# Start of Data provided

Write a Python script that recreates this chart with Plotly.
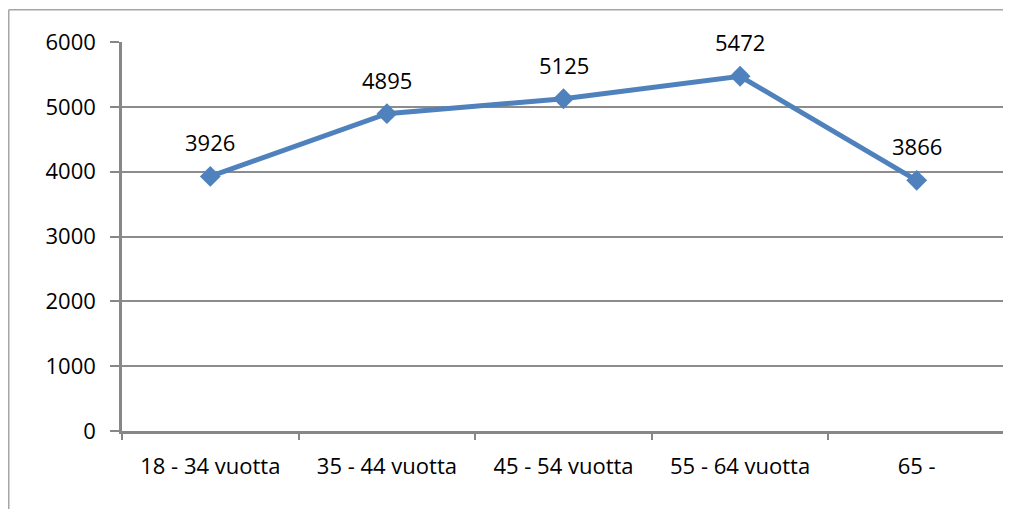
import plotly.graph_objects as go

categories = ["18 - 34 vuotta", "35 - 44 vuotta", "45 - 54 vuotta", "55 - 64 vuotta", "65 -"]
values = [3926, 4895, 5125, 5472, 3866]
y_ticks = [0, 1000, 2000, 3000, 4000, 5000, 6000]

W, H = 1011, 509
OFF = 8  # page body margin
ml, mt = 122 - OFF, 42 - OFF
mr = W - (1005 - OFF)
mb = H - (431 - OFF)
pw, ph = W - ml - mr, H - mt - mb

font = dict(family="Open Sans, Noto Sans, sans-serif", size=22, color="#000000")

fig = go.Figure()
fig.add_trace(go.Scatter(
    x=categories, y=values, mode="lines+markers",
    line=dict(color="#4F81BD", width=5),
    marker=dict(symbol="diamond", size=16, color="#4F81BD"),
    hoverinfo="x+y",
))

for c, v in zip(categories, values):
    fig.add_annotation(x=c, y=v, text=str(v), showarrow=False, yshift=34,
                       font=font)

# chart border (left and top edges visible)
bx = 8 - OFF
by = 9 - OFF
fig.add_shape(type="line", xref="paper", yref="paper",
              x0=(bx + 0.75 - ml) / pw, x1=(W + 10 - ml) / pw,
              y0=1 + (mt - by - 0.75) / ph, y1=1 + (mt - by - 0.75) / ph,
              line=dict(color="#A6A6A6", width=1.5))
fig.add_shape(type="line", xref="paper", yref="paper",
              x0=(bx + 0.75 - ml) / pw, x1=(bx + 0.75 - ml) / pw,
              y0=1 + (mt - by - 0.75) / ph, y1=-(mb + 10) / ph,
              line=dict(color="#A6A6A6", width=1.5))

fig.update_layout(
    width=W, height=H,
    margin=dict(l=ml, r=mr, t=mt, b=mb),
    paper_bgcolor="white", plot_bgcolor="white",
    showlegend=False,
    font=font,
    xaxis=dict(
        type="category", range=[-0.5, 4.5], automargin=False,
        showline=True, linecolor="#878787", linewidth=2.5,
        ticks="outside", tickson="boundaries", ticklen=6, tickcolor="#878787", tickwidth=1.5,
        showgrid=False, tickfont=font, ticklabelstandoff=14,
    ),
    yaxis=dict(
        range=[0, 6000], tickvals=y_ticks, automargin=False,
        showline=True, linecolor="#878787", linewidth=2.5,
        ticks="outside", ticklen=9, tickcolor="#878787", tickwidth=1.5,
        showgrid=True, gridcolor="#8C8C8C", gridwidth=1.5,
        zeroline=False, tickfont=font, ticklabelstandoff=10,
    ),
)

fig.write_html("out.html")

# End of Data provided

Short exercise –
Pictures stay out. Print the data exactly, from its first line through the line containing "y_ticks = [0, 1000, 2000, 3000, 4000, 5000, 6000]".

Correct result –
Write a Python script that recreates this chart with Plotly.
import plotly.graph_objects as go

categories = ["18 - 34 vuotta", "35 - 44 vuotta", "45 - 54 vuotta", "55 - 64 vuotta", "65 -"]
values = [3926, 4895, 5125, 5472, 3866]
y_ticks = [0, 1000, 2000, 3000, 4000, 5000, 6000]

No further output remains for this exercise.